_Your goal_: For each line below that contains the string "this", copy that line.

_Entries provided_:
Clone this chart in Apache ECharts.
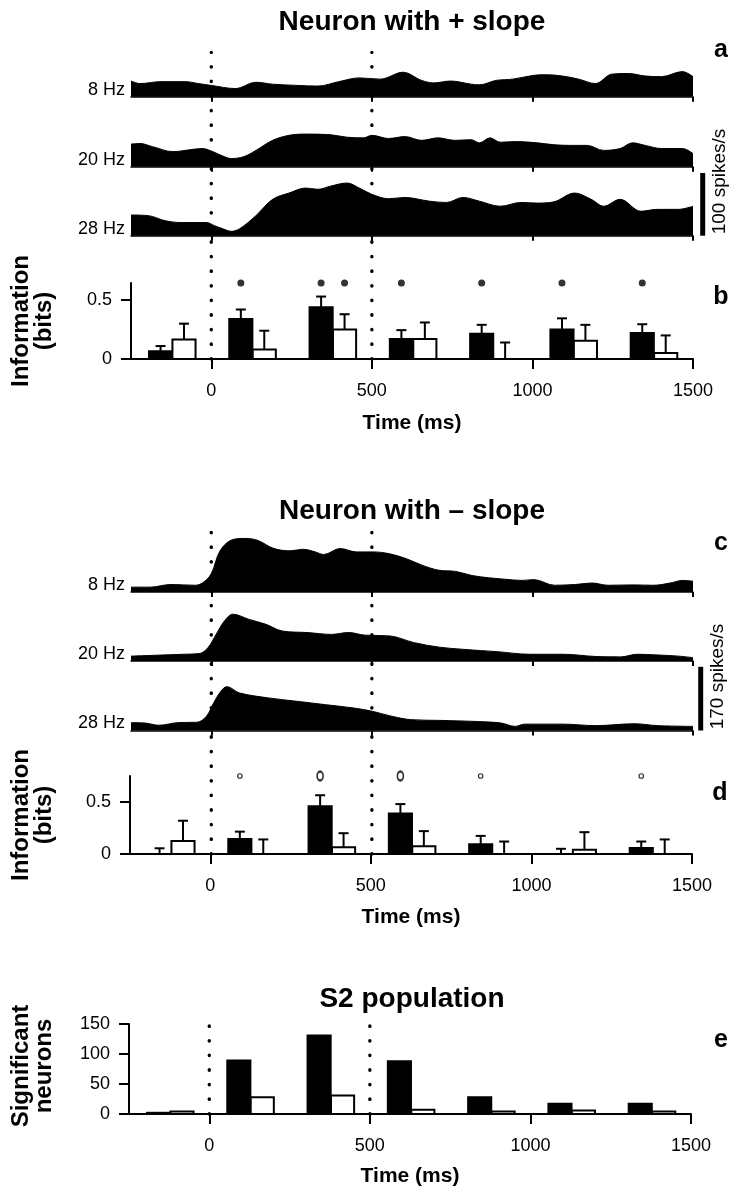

---

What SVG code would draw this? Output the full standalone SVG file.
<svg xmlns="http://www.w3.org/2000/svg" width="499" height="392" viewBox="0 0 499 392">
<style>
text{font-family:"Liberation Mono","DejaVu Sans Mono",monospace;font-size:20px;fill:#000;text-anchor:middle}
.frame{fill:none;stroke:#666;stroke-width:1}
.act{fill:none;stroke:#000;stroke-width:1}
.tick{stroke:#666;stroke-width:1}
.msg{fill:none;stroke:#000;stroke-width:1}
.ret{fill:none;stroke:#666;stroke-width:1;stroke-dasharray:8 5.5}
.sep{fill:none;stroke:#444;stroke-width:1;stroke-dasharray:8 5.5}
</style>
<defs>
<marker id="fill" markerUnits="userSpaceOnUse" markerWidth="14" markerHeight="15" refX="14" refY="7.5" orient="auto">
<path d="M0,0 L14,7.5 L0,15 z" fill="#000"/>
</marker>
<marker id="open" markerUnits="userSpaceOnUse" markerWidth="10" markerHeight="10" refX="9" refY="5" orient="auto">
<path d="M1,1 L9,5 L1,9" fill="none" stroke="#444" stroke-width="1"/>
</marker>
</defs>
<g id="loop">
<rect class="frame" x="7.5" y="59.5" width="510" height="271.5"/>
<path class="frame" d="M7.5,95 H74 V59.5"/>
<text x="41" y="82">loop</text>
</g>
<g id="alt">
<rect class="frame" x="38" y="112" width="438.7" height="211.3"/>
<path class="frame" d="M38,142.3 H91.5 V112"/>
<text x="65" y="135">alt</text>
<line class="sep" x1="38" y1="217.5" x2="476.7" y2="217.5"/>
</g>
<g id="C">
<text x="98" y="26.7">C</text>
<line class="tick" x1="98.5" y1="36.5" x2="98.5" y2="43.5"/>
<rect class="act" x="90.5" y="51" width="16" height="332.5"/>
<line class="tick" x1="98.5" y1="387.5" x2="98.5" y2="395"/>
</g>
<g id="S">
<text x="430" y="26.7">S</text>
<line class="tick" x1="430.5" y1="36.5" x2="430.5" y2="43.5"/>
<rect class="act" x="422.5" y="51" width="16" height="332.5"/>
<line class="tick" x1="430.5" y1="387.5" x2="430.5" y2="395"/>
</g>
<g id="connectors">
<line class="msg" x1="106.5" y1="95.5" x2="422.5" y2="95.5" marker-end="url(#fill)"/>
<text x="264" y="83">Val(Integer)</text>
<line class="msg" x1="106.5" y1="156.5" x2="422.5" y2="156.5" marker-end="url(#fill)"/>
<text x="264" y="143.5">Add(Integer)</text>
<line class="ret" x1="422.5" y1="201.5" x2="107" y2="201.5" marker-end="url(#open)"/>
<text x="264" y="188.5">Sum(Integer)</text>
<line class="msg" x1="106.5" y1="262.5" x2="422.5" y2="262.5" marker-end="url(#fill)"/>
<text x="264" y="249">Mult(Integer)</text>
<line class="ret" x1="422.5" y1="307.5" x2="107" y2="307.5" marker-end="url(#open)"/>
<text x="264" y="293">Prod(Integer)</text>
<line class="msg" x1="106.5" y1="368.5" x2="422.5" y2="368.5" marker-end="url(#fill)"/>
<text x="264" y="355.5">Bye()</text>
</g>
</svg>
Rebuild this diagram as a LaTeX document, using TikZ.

_Solution_:
Clone this chart in Apache ECharts.
What SVG code would draw this? Output the full standalone SVG file.
Rebuild this diagram as a LaTeX document, using TikZ.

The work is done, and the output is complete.